A will is a very important document that helps your survivors divide your belongings after you die. Many people prepare a will, but forget to update it after life-changing events occur. Updating your will ensures all your wishes, assets and survivors are current. Following are steps to help you know when it is time to update your will.
Add your new spouse to your will immediately following your wedding. Subsequent weddings of your children also should trigger an update as you may want to include your son or daughter-in-law in your will.
Include a new child in your will as soon as he is born or as soon as an adoption is final. This includes both your own children and your grandchildren.
Redistribute your assets to people in your will when there is a death in the family. This could mean moving the assets earmarked for the person who died and redistributing them to those still living who are in your will. It could also mean adding monies being distributed to everyone in your will should someone die and leave you a large inheritance. This new money in your life needs to be included in your will.

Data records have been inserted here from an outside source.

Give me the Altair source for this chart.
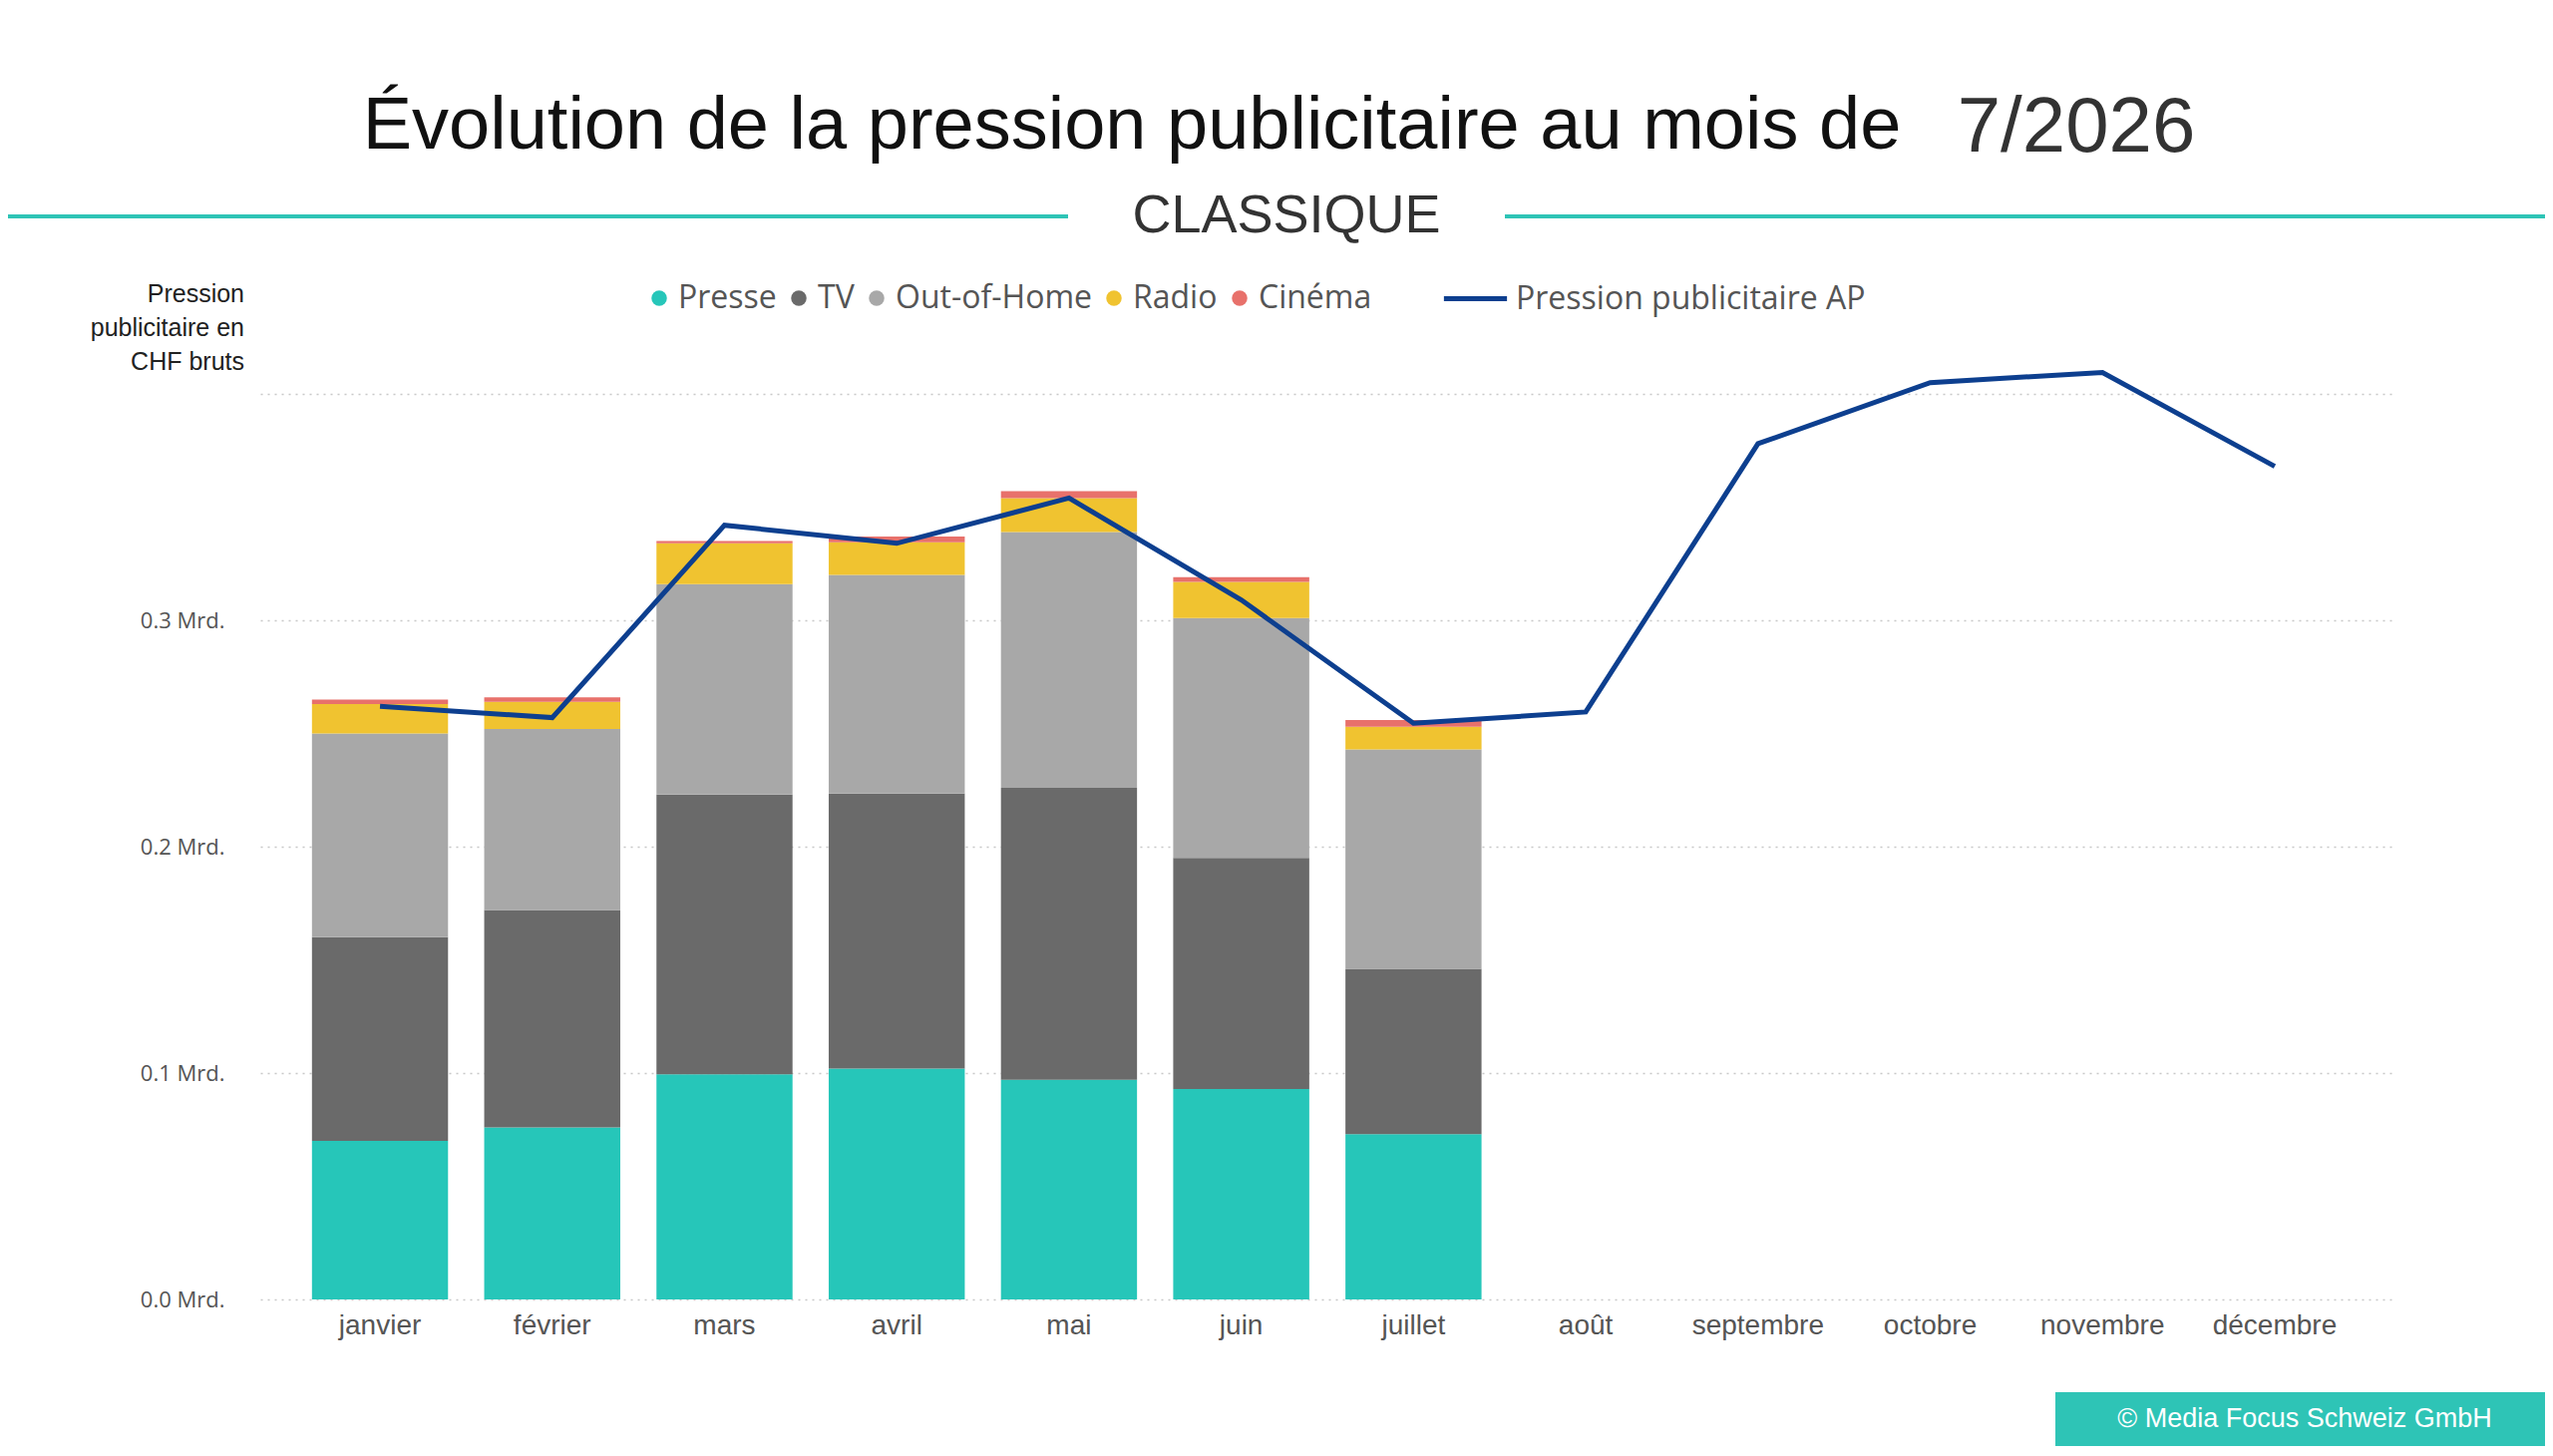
import altair as alt
import pandas as pd

mois = ['janvier', 'février', 'mars', 'avril', 'mai', 'juin', 'juillet',
        'août', 'septembre', 'octobre', 'novembre', 'décembre']
medias = ['Presse', 'TV', 'Out-of-Home', 'Radio', 'Cinéma']
couleurs = ['#26c6b9', '#6a6a6a', '#a8a8a8', '#f0c330', '#e8716b']

# valeurs en milliards CHF (jan - juil)
presse = [0.070, 0.076, 0.0995, 0.102, 0.097, 0.093, 0.073]
tv = [0.090, 0.096, 0.1235, 0.1215, 0.129, 0.102, 0.073]
ooh = [0.090, 0.080, 0.093, 0.0965, 0.113, 0.106, 0.097]
radio = [0.013, 0.012, 0.018, 0.0145, 0.015, 0.016, 0.010]
cinema = [0.002, 0.002, 0.001, 0.0025, 0.003, 0.002, 0.003]
pression_ap = [0.262, 0.257, 0.342, 0.334, 0.354, 0.309, 0.2545,
               0.2595, 0.378, 0.405, 0.4095, 0.368]

rows = []
for i, m in enumerate(mois[:7]):
    for j, (name, vals) in enumerate(zip(medias, [presse, tv, ooh, radio, cinema])):
        rows.append({'mois': m, 'media': name, 'valeur': vals[i], 'ordre': j})
bars_df = pd.DataFrame(rows)
line_df = pd.DataFrame({'mois': mois, 'valeur': pression_ap,
                        'serie': 'Pression publicitaire AP'})

W, H = 2140, 908
teal = '#2ec4b6'

x_enc = alt.X('mois:N', sort=mois, title=None,
              scale=alt.Scale(domain=mois, paddingInner=0.21, paddingOuter=0.3),
              axis=alt.Axis(labelFont='Liberation Sans', labelFontSize=28,
                            labelColor='#555', labelPadding=12, ticks=False,
                            domain=False, labelAngle=0))
y_scale = alt.Scale(domain=[0, 0.4], nice=False)

bars = alt.Chart(bars_df).mark_bar().encode(
    x=x_enc,
    y=alt.Y('valeur:Q', stack='zero', scale=y_scale, title=None,
            axis=alt.Axis(values=[0, 0.1, 0.2, 0.3, 0.4],
                          labelExpr="datum.value > 0.35 ? '' : format(datum.value, '.1f') + ' Mrd.'",
                          labelFont='Open Sans', labelFontSize=22, labelColor='#555',
                          labelPadding=36, ticks=False, domain=False,
                          grid=True, gridDash=[2, 5], gridColor='#c8c8c8', gridWidth=1.5)),
    color=alt.Color('media:N', scale=alt.Scale(domain=medias, range=couleurs),
                    legend=alt.Legend(title=None, orient='none', direction='horizontal',
                                      legendX=384, legendY=-112, symbolType='circle',
                                      symbolSize=240, labelFont='Open Sans',
                                      labelFontSize=32, labelColor='#555', labelLimit=0,
                                      columnPadding=6, labelOffset=3, symbolStrokeWidth=0)),
    order=alt.Order('ordre:Q', sort='ascending'),
)

line = alt.Chart(line_df).mark_line(strokeWidth=5).encode(
    x=alt.X('mois:N', sort=mois),
    y=alt.Y('valeur:Q', scale=y_scale),
    stroke=alt.Stroke('serie:N', scale=alt.Scale(range=['#0d3f8f']),
                      legend=alt.Legend(title=None, orient='none', legendX=1184,
                                        legendY=-130, symbolType='stroke',
                                        symbolStrokeWidth=5, symbolSize=4000,
                                        labelFont='Open Sans', labelFontSize=32,
                                        labelColor='#555', labelOffset=6, labelLimit=0)),
)

one = pd.DataFrame({'a': [1]})
titre = alt.Chart(one).mark_text(font='Liberation Sans', fontSize=74, color='#111').encode(
    x=alt.value(874), y=alt.value(-268),
    text=alt.value('Évolution de la pression publicitaire au mois de'))
date = alt.Chart(one).mark_text(font='Liberation Sans', fontSize=78, color='#333').encode(
    x=alt.value(1821), y=alt.value(-266), text=alt.value('7/2026'))
sous = alt.Chart(one).mark_text(font='Liberation Sans', fontSize=54, color='#333').encode(
    x=alt.value(1029), y=alt.value(-178), text=alt.value('CLASSIQUE'))
trait_g = alt.Chart(one).mark_rule(color=teal, strokeWidth=4).encode(
    x=alt.value(-261), x2=alt.value(810), y=alt.value(-178))
trait_d = alt.Chart(one).mark_rule(color=teal, strokeWidth=4).encode(
    x=alt.value(1248), x2=alt.value(2299), y=alt.value(-178))
ytitre = alt.Chart(one).mark_text(font='Liberation Sans', fontSize=25, color='#222',
                                  align='right', lineBreak='\n', lineHeight=34).encode(
    x=alt.value(-16), y=alt.value(-100),
    text=alt.value('Pression\npublicitaire en\nCHF bruts'))
pied = alt.Chart(one).mark_rect(color=teal).encode(
    x=alt.value(1800), x2=alt.value(2299), y=alt.value(1001), y2=alt.value(1055))
pied_txt = alt.Chart(one).mark_text(font='Liberation Sans', fontSize=27, color='white').encode(
    x=alt.value(2050), y=alt.value(1028), text=alt.value('© Media Focus Schweiz GmbH'))

chart = alt.layer(bars, line, titre, date, sous, trait_g, trait_d, ytitre, pied, pied_txt
).resolve_scale(color='independent', stroke='independent').properties(
    width=W, height=H,
    autosize=alt.AutoSizeParams(type='none'),
    padding={'left': 253, 'top': 387, 'right': 151, 'bottom': 157},
).configure_view(strokeWidth=0)

chart.save("out.html", embed_options={"renderer": "svg", "actions": False})
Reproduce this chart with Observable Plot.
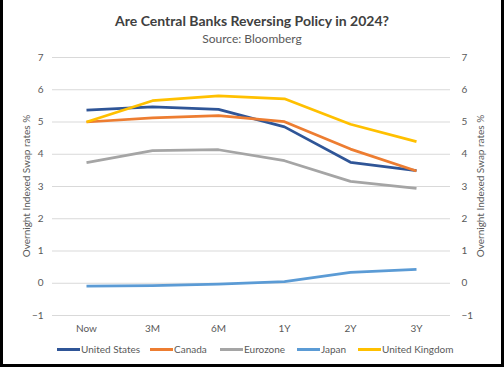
<!DOCTYPE html>
<html>
<head>
<meta charset="utf-8">
<script src="https://cdn.jsdelivr.net/npm/d3@7"></script>
<script src="https://cdn.jsdelivr.net/npm/@observablehq/plot@0.6"></script>
<style>
  html, body { margin: 0; padding: 0; background: #fff; }
  #wrap { position: relative; width: 504px; height: 367px; overflow: hidden; font-family: Lato, "Open Sans", sans-serif; background:#fff; }
  #frame { position: absolute; left: 0; top: -4px; width: 504px; height: 371px; box-sizing: border-box; border: 3px solid #000; pointer-events: none; }
  #title { position: absolute; top: 12px; left: 0; width: 504px; text-align: center; font-weight: bold; font-size: 14px; color: #404040; line-height: 18px; }
  #subtitle { position: absolute; top: 31px; left: 0; width: 504px; text-align: center; font-size: 12px; color: #595959; line-height: 15px; }
  #chart { position: absolute; top: 47px; left: 0; }
  .ytitle { position: absolute; font-size: 10px; color: #595959; white-space: nowrap; transform: translate(-50%, -50%) rotate(-90deg); line-height: 12px; }
  #legend { position: absolute; top: 342px; left: 0; width: 504px; height: 14px; font-size: 10px; color: #595959; }
  .item { position: absolute; top: 0; display: flex; align-items: center; line-height: 14px; }
  .sw { display: inline-block; width: 23px; height: 3px; margin-right: 1px; }
</style>
</head>
<body>
<div id="wrap">
  <div id="title">Are Central Banks Reversing Policy in 2024?</div>
  <div id="subtitle">Source: Bloomberg</div>
  <div id="chart"></div>
  <div class="ytitle" style="left:26px; top:186px;">Overnight Indexed Swap rates %</div>
  <div class="ytitle" style="left:480px; top:186px;">Overnight Indexed Swap rates %</div>
  <div id="legend"></div>
  <div id="frame"></div>
</div>
<script>
const periods = ["Now", "3M", "6M", "1Y", "2Y", "3Y"];
const unitedStates = [5.37, 5.47, 5.39, 4.85, 3.75, 3.49];
const canada = [5.00, 5.13, 5.20, 5.01, 4.16, 3.48];
const eurozone = [3.74, 4.11, 4.14, 3.80, 3.16, 2.94];
const japan = [-0.09, -0.07, -0.03, 0.05, 0.34, 0.43];
const unitedKingdom = [5.00, 5.66, 5.81, 5.72, 4.93, 4.39];
const seriesNames = ["United States", "Canada", "Eurozone", "Japan", "United Kingdom"];
const seriesColors = ["#2F5597", "#ED7D31", "#A5A5A5", "#5B9BD5", "#FFC000"];
const yTicks = [-1, 0, 1, 2, 3, 4, 5, 6, 7];

const seriesValues = [unitedStates, canada, eurozone, japan, unitedKingdom];
const data = [];
seriesNames.forEach((name, i) => {
  periods.forEach((p, j) => data.push({series: name, period: p, value: seriesValues[i][j]}));
});

const chart = Plot.plot({
  width: 504,
  height: 290,
  marginLeft: 52,
  marginRight: 54,
  marginTop: 10,
  marginBottom: 22,
  style: {fontFamily: "Lato, 'Open Sans', sans-serif", fontSize: "10px", color: "#595959", background: "transparent"},
  x: {type: "point", domain: periods, padding: 0.5},
  y: {domain: [-1, 7]},
  color: {domain: seriesNames, range: seriesColors},
  marks: [
    Plot.gridY(yTicks, {stroke: "#D9D9D9", strokeOpacity: 1, strokeWidth: 1}),
    Plot.axisY(yTicks, {anchor: "left", tickSize: 0, tickPadding: 9, label: null, fill: "#595959"}),
    Plot.axisY(yTicks, {anchor: "right", tickSize: 0, tickPadding: 11, label: null, fill: "#595959"}),
    Plot.axisX({tickSize: 0, tickPadding: 9, label: null, fill: "#595959"}),
    Plot.line(data, {x: "period", y: "value", z: "series", stroke: "series", strokeWidth: 2.75, strokeLinejoin: "round", strokeLinecap: "butt"})
  ]
});
document.getElementById("chart").appendChild(chart);

const legendX = [57, 150, 220, 297, 358];
const legend = document.getElementById("legend");
seriesNames.forEach((name, i) => {
  const it = document.createElement("div");
  it.className = "item";
  it.style.left = legendX[i] + "px";
  it.innerHTML = `<span class="sw" style="background:${seriesColors[i]}"></span><span>${name}</span>`;
  legend.appendChild(it);
});
</script>
</body>
</html>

Account for financial changes in your life. A person makes different amounts of money over his lifetime, so you will need to change your will when you have more to give away. Don't forget that your situation may change the other way--a bankruptcy, for instance--when you may lose things listed in a will. If these are large ticket items, update the will.
Refresh a will that is over five years old to account for your ever-changing life. Get into this habit by establishing a five-year timeline for updating your will. This ensures when you die, you aren't leaving a 30-year-old outdated will.
Update a will when the tax law changes as laws often effect your will disposition. Laws governing the amount of money you can give away tax-free each year changes frequently. These tax breaks could also come to an end in the future. Be ready to update your will as soon as any laws change.